Michael Wohead donated the blacksmithing equipment to Naper Settlement when his father, Henry, the last remaining blacksmith in town, died in 1979. Here, Mike talks about the diverse skills of a blacksmith: “A blacksmith is called a blacksmith because he used the black metals. Before that we had the silversmith, the goldsmith, the coppersmith, and those metals would never hold up under the pressure we’d put under a farming condition. See, most people think that the blacksmith consisted mostly of sharpening horseshoes and so forth. It was not. It was part of it, but at the same time the rest of it was in maintenance care of practically anything and everything you needed in metals at that time. If you go back into history, every time anybody moved to any place or direction, a blacksmith would go with them. You take most of the local wagon trains that came and traveled west… Well, we look at a wagon today and don’t pay very much attention to it but most of your wagons were made out of wood—the wagon spokes and the main part of the wheel. But they always had a rim on it. Well, in order to make that wagon wheel hold up, you would make that rim to the point where it was smaller than the diameter of the wooden part of it. Then you’d heat the whole thing up and the metal would expand.
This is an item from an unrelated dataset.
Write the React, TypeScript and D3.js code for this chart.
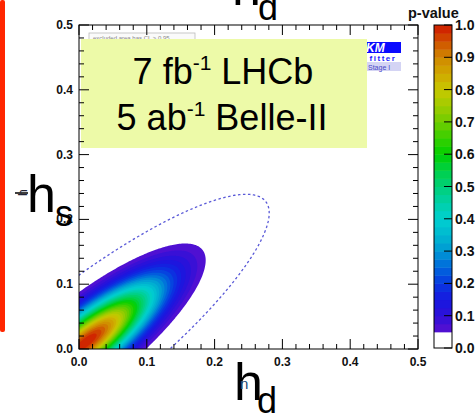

You’d put it on the wooden part and then cool it off and it contract[ed]. And that’s how you held the wheel together. My dad’s background for blacksmithing went back [to] the days of the old West when they were building railroads. He worked in these section gangs and in most cases there he worked as a blacksmith. When he came into farming, he always had to have a blacksmith shop because he would always maintain his own tools.”